Jazz legend Jones to be honored with concert

Hank Jones (Facebook photo)

VICKSBURG – (AP) – One of Vicksburg’s music legends will be honored Aug. 4 with a concert, discussion panel and art exhibit.

The Vicksburg Blues Society and Vicksburg Heritage League are hosting the Fourth Annual Hank Jones Memorial Concert and Festival from 5 p.m. to 8 p.m. Aug. 4 at Vicksburg City Auditorium, said event organizer Shirley Waring.

Hank Jones (Facebook photo)

Jones was a jazz pianist and composer whose 70-year career included a stint as Ella Fitzgerald’s pianist and Marilyn Monroe’s accompanist when she sang “Happy Birthday” to President John F. Kennedy.

Jones was born in Vicksburg on July 31, 1918. He died in 2010 in New York. He recorded more than 60 albums under his own name and played as a sideman on hundreds of other albums, Warning said.

“He was absolutely very prominent in American jazz,” she said.

The event begins with an art exhibit at 5 p.m. featuring paintings of Jones and other Mississippi music icons by Vicksburg artist Eric Bo Jones and art students at Vicksburg Senior Center, Waring said.

Following the art exhibit will be a panel discussion and music featuring the Andy Hardwick Trio.

“The interesting thing about all this is Andy Hardwick is also from Vicksburg and is listed on the Mississippi Blues Trail markers in front of the B.B. Club. He was one of the Red Tops,” Waring said.

When Hank Jones was still a child, his family moved to Pontiac, Mich., where at 13 he began performing music. He recorded his first album in the 1940s.
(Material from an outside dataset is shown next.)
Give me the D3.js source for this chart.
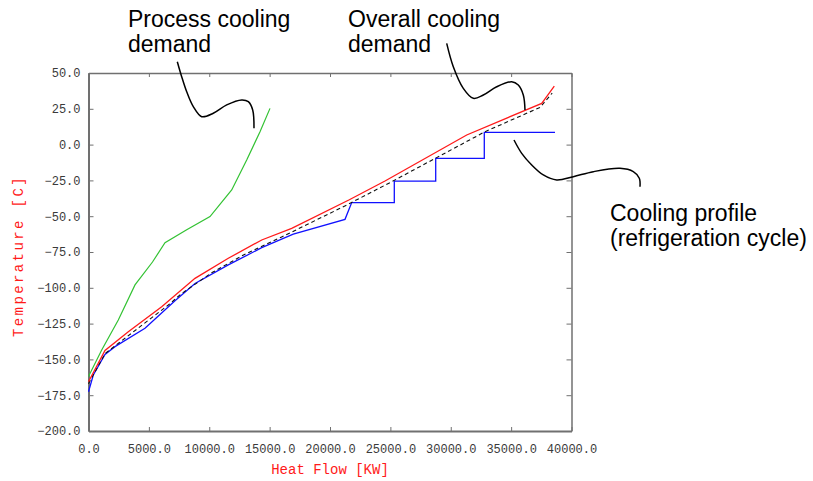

Throughout his career, Jones was respected by his fellow musicians for his elegant touch, melodic sensitivity and stylistic versatility, making hundreds of recordings, including more than 60 as a leader. He played with some of the biggest names in jazz, including Coleman Hawkins, Ben Webster, Wes Montgomery, Nancy Wilson, Lester Young, Charlie Parker, John Coltrane and Dizzy Gillespie.

In the 1970s, Jones was conductor for the Broadway musical “Ain’t Misbehavin”’ based on the music of Fats Waller.
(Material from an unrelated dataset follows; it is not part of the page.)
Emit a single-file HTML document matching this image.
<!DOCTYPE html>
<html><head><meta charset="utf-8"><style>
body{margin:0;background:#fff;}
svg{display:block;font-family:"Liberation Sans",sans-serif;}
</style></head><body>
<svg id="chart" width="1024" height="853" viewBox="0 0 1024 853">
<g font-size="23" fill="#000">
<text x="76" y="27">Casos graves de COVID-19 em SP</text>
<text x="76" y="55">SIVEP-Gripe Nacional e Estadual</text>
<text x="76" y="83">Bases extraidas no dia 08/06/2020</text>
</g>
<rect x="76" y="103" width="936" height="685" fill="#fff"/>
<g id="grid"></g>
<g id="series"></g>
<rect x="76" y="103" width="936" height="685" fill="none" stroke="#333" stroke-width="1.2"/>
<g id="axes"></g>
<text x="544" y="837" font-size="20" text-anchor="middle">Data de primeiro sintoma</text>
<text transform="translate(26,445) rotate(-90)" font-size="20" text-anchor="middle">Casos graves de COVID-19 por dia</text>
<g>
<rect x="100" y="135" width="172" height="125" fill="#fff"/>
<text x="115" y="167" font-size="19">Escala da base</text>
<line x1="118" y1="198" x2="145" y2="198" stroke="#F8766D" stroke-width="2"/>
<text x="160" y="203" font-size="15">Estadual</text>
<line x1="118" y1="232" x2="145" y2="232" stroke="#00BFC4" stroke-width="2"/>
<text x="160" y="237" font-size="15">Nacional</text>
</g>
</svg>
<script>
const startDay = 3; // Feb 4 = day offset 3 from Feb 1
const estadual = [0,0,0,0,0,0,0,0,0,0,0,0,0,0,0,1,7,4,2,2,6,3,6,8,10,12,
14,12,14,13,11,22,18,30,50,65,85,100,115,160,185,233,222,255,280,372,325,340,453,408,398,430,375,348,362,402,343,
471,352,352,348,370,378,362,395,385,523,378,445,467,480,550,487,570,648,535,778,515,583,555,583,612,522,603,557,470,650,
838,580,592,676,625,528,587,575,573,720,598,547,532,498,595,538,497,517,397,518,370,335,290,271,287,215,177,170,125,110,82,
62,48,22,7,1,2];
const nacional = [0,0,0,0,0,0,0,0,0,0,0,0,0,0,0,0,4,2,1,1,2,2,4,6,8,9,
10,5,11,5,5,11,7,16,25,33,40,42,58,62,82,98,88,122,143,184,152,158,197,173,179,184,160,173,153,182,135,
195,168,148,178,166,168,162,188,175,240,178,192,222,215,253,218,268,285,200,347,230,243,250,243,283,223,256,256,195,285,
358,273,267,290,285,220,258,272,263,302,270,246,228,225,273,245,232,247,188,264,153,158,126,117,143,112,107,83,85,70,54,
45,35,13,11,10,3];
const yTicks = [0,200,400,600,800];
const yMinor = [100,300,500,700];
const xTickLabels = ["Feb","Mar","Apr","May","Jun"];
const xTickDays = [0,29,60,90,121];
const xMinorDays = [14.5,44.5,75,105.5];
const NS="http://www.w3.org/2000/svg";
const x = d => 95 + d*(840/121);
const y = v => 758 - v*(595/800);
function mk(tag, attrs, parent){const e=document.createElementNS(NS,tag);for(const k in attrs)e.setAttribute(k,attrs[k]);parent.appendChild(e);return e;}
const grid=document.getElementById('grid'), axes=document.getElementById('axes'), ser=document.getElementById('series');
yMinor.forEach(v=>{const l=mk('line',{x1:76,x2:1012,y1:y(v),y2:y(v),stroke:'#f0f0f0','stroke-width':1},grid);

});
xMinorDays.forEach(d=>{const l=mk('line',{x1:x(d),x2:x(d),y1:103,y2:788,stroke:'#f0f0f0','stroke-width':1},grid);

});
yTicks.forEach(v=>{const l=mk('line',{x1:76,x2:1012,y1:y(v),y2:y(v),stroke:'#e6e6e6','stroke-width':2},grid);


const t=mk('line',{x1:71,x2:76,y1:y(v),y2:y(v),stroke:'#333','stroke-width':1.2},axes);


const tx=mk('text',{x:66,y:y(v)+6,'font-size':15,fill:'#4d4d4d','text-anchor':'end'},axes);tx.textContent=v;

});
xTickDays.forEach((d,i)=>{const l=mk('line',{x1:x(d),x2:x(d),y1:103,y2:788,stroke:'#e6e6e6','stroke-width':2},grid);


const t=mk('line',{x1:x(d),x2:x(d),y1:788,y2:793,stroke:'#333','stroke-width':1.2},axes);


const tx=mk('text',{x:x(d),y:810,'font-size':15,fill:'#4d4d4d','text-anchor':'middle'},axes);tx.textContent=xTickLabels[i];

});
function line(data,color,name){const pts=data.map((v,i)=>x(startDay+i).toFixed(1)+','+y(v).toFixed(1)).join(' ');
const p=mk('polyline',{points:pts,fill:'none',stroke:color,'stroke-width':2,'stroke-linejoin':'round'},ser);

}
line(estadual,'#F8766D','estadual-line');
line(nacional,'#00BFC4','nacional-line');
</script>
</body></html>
“That’s what really got him out in front of a very wide audience in New York. That catapulted his career again,” Waring said.

In 1989, the National Endowment for the Arts honored Jones with the Jazz Masters Award, and in 2003 the American Society of Composers, Authors and Publishers presented him with the Jazz Living Legend Award.

In 2008, he was awarded the National Medal of Arts by President George W. Bush.

He was presented a Grammy lifetime achievement award in 2009.